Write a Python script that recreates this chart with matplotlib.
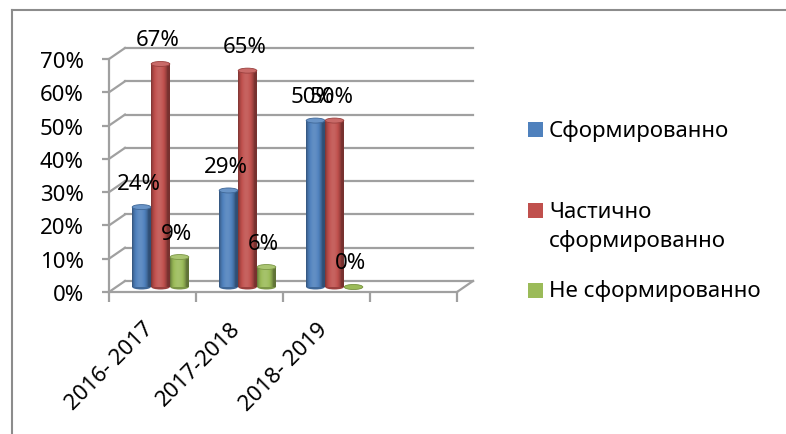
import numpy as np
import matplotlib.pyplot as plt
from matplotlib.patches import Ellipse, Rectangle

# data
years = ["2016- 2017", "2017-2018", "2018- 2019"]
series = ["Сформированно", "Частично\nсформированно", "Не сформированно"]
formed = [0.24, 0.29, 0.50]
partly = [0.67, 0.65, 0.50]
not_formed = [0.09, 0.06, 0.00]
values = [formed, partly, not_formed]
colors = ["#4F81BD", "#C0504D", "#9BBB59"]
yticks = [0, 0.1, 0.2, 0.3, 0.4, 0.5, 0.6, 0.7]
n_slots = 4

plt.rcParams['font.family'] = ['Noto Sans', 'DejaVu Sans']
FS = 16
GRID = "#a0a0a0"

W, H = 786, 435
fig = plt.figure(figsize=(W / 100, H / 100), dpi=100)


def fx(px):
    return px / W


def fy(py):
    return 1 - py / H


# front plane of the pseudo-3d box
ax = fig.add_axes([fx(109), fy(293), fx(457) - fx(109), fy(60) - fy(293)])
ax.set_xlim(0, n_slots)
ax.set_ylim(0, 0.7)

# data units per pixel
ppx = n_slots / (457 - 109)
ppy = 0.7 / (293 - 60)
back_dx, back_dy = 16 * ppx, 11 * ppy
mid_dx, mid_dy = 8 * ppx, 5 * ppy

# back wall gridlines and side wall diagonals
for v in yticks:
    ax.plot([back_dx, n_slots + back_dx], [v + back_dy, v + back_dy],
            color=GRID, lw=1.6, clip_on=False, zorder=1)
    ax.plot([0, back_dx], [v, v + back_dy], color=GRID, lw=1.6,
            clip_on=False, zorder=1)
# floor right edge
ax.plot([n_slots, n_slots + back_dx], [0, back_dy], color=GRID, lw=1.6,
        clip_on=False, zorder=1)


def shade(rgb, n=64):
    t = np.linspace(0, 1, n)
    f = 0.62 + 0.5 * np.sin(np.pi * np.clip(t * 1.15, 0, 1)) ** 0.7
    cols = []
    for k in f:
        if k <= 1:
            cols.append(np.array(rgb) * k)
        else:
            cols.append(np.array(rgb) + (1 - np.array(rgb)) * (k - 1) * 0.9)
    return np.clip(np.array(cols), 0, 1)[None, :, :]


def cylinder(x, h, w, color):
    rgb = plt.matplotlib.colors.to_rgb(color)
    eh = 5 * ppy
    y0 = mid_dy
    # bottom cap
    ax.add_patch(Ellipse((x, y0), w, eh, facecolor=np.array(rgb) * 0.8,
                         edgecolor='none', clip_on=False, zorder=3))
    if h > 0:
        img = shade(rgb)
        ax.imshow(img, extent=(x - w / 2, x + w / 2, y0, y0 + h),
                  aspect='auto', interpolation='bilinear', zorder=3,
                  clip_on=False)
        top = np.array(rgb) * 0.85 + 0.15
        ax.add_patch(Ellipse((x, y0 + h), w, eh, facecolor=np.clip(top, 0, 1),
                             edgecolor=np.array(rgb) * 0.8, lw=0.6,
                             clip_on=False, zorder=4))
    else:
        ax.add_patch(Ellipse((x, y0), w, eh, facecolor=color,
                             edgecolor=np.array(rgb) * 0.8, lw=0.6,
                             clip_on=False, zorder=4))


bw = 19 * ppx
for j, (vals, col) in enumerate(zip(values, colors)):
    for i, v in enumerate(vals):
        xc = i + 0.5 + mid_dx + (j - 1) * bw
        cylinder(xc, v, bw * 0.98, col)
        ax.text(xc - 3 * ppx, v + mid_dy + 24 * ppy, f"{round(v * 100)}%",
                ha='center', va='center', fontsize=FS, zorder=6, clip_on=False)

ax.set_xlim(0, n_slots)
ax.set_ylim(0, 0.7)

# axes styling
for s in ['top', 'right']:
    ax.spines[s].set_visible(False)
for s in ['left', 'bottom']:
    ax.spines[s].set_color(GRID)
    ax.spines[s].set_linewidth(1.6)
    ax.spines[s].set_zorder(2)
ax.set_facecolor('none')
ax.set_yticks(yticks)
ax.set_yticklabels([f"{round(v * 100)}%" for v in yticks], fontsize=FS)
ax.set_xticks(range(n_slots + 1))
ax.set_xticklabels([])
ax.tick_params(axis='y', length=5, width=1.6, color=GRID, pad=13)
ax.tick_params(axis='x', length=7, width=1.6, color=GRID)

for i, lab in enumerate(years):
    ax.annotate(lab, xy=(i + 0.5, 0), xytext=(5, -26), textcoords='offset pixels',
                rotation=45, ha='right', va='top', fontsize=FS,
                annotation_clip=False)

# legend (manual, Excel style)
leg_y = [130.5, 211.5, 291.5]
for lab, col, yc in zip(series, colors, leg_y):
    fig.patches.append(Rectangle((fx(528), fy(yc + 7.5)), 15 / W, 15 / H,
                                 transform=fig.transFigure, facecolor=col,
                                 edgecolor='none'))
    nl = lab.count('\n')
    fig.text(fx(549), fy(yc + 15.5 * nl), lab, ha='left', va='center',
             fontsize=FS, linespacing=1.4)

# chart frame (top and left edges visible)
fig.add_artist(plt.Line2D([fx(12), 1], [fy(11), fy(11)], color='#8c8c8c',
                          lw=1.5, transform=fig.transFigure))
fig.add_artist(plt.Line2D([fx(12), fx(12)], [fy(11), 0], color='#8c8c8c',
                          lw=1.5, transform=fig.transFigure))

fig.savefig("out.png", dpi=100)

※ ※ ※

• Brief: Give again, word for word, every line from the top of the data above to the line holding "mid_dx, mid_dy = 8 * ppx, 5 * ppy", inclusive, with the pictures left out.

• Written answer:
Write a Python script that recreates this chart with matplotlib.
import numpy as np
import matplotlib.pyplot as plt
from matplotlib.patches import Ellipse, Rectangle

# data
years = ["2016- 2017", "2017-2018", "2018- 2019"]
series = ["Сформированно", "Частично\nсформированно", "Не сформированно"]
formed = [0.24, 0.29, 0.50]
partly = [0.67, 0.65, 0.50]
not_formed = [0.09, 0.06, 0.00]
values = [formed, partly, not_formed]
colors = ["#4F81BD", "#C0504D", "#9BBB59"]
yticks = [0, 0.1, 0.2, 0.3, 0.4, 0.5, 0.6, 0.7]
n_slots = 4

plt.rcParams['font.family'] = ['Noto Sans', 'DejaVu Sans']
FS = 16
GRID = "#a0a0a0"

W, H = 786, 435
fig = plt.figure(figsize=(W / 100, H / 100), dpi=100)


def fx(px):
    return px / W


def fy(py):
    return 1 - py / H


# front plane of the pseudo-3d box
ax = fig.add_axes([fx(109), fy(293), fx(457) - fx(109), fy(60) - fy(293)])
ax.set_xlim(0, n_slots)
ax.set_ylim(0, 0.7)

# data units per pixel
ppx = n_slots / (457 - 109)
ppy = 0.7 / (293 - 60)
back_dx, back_dy = 16 * ppx, 11 * ppy
mid_dx, mid_dy = 8 * ppx, 5 * ppy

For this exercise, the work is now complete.